(Work instructions): Determine the number of lines holding the word "this"; answer with that number only.

### Working data ###

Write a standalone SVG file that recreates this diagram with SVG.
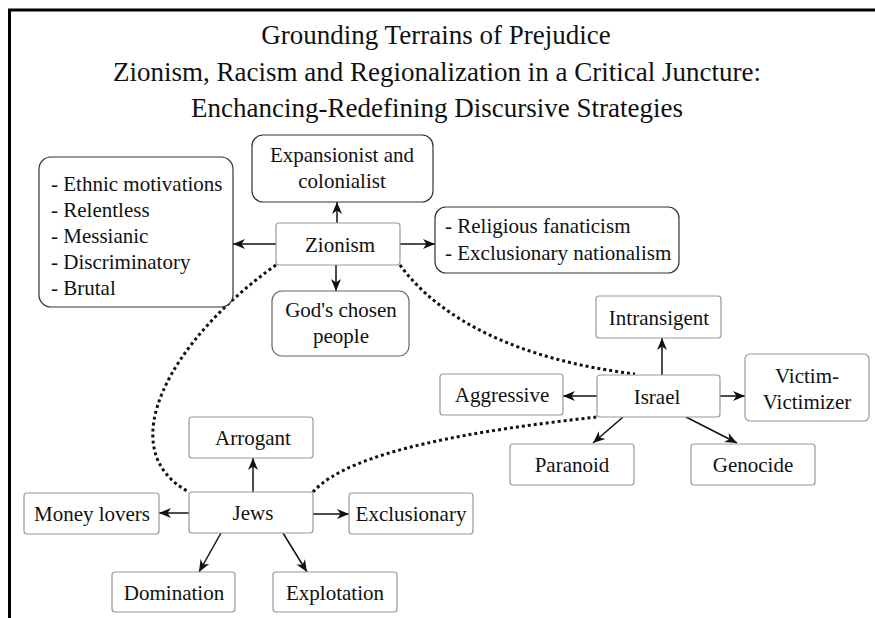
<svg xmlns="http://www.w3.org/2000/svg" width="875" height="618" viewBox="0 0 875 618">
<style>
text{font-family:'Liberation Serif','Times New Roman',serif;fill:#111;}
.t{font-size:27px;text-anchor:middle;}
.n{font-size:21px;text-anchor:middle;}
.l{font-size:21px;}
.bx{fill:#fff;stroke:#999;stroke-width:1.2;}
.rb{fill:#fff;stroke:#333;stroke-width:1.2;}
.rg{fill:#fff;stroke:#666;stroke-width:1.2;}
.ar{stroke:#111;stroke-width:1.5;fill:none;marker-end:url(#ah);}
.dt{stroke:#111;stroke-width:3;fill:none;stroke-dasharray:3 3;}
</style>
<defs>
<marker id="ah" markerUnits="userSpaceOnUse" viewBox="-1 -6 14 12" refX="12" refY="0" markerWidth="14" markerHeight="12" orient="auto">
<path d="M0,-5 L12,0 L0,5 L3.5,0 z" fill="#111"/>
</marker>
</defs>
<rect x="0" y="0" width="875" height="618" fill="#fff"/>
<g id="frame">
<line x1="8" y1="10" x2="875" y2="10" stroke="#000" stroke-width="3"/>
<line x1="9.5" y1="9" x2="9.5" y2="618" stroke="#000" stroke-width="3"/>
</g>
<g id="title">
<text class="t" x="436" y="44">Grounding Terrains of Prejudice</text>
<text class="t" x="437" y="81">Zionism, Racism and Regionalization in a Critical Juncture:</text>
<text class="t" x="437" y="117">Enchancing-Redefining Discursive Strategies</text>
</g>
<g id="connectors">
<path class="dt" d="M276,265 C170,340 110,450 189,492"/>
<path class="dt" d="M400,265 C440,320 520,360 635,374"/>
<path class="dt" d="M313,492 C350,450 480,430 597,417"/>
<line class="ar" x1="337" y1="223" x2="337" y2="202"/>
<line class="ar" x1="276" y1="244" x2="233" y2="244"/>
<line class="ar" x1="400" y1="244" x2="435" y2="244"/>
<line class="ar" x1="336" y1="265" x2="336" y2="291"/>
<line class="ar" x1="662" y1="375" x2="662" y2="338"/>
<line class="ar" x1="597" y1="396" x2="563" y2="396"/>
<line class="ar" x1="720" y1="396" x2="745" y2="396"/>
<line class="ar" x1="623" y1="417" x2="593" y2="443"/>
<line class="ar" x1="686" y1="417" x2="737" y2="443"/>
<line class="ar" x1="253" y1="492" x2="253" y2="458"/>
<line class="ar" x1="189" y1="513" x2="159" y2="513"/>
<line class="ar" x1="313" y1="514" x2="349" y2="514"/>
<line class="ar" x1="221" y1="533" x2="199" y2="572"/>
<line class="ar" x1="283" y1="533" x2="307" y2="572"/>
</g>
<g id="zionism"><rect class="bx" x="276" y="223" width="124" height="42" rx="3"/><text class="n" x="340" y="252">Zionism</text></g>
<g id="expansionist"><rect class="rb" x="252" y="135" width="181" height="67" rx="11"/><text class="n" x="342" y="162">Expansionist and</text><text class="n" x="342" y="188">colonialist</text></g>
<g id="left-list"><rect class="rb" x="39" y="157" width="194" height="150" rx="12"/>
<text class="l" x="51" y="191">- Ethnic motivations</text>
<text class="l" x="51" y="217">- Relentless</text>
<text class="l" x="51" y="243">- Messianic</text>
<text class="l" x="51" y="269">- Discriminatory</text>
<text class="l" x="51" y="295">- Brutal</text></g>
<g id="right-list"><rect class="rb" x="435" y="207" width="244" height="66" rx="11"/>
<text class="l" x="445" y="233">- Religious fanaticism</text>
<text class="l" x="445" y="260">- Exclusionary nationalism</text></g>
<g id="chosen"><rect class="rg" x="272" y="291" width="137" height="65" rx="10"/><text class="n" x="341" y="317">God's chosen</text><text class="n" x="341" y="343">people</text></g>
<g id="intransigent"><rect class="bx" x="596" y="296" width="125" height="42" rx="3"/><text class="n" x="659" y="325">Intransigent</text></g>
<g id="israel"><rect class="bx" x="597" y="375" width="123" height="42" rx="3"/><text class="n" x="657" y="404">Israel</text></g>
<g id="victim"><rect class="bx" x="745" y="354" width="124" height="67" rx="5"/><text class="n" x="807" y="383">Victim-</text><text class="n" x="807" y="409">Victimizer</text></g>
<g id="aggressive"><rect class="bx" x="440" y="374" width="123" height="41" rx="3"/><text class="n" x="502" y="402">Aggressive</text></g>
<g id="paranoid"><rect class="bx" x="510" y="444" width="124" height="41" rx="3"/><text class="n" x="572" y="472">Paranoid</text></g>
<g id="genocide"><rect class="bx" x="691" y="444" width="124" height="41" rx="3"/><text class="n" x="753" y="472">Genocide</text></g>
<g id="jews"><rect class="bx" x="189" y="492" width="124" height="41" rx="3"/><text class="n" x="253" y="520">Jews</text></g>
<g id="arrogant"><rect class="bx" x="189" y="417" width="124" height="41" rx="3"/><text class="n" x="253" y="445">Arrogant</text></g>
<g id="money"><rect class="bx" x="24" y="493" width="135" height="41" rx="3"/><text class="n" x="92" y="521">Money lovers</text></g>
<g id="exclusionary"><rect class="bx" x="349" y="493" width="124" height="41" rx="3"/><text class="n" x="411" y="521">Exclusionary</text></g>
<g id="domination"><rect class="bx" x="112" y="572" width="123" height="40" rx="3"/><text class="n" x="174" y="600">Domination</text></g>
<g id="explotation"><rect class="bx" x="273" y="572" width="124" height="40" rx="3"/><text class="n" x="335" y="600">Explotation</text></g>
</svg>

###
### Working data ###

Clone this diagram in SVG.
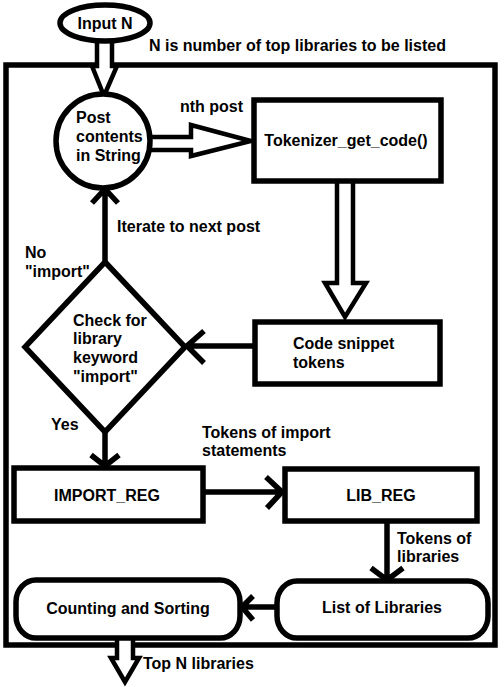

###

(Answer to the problem): 2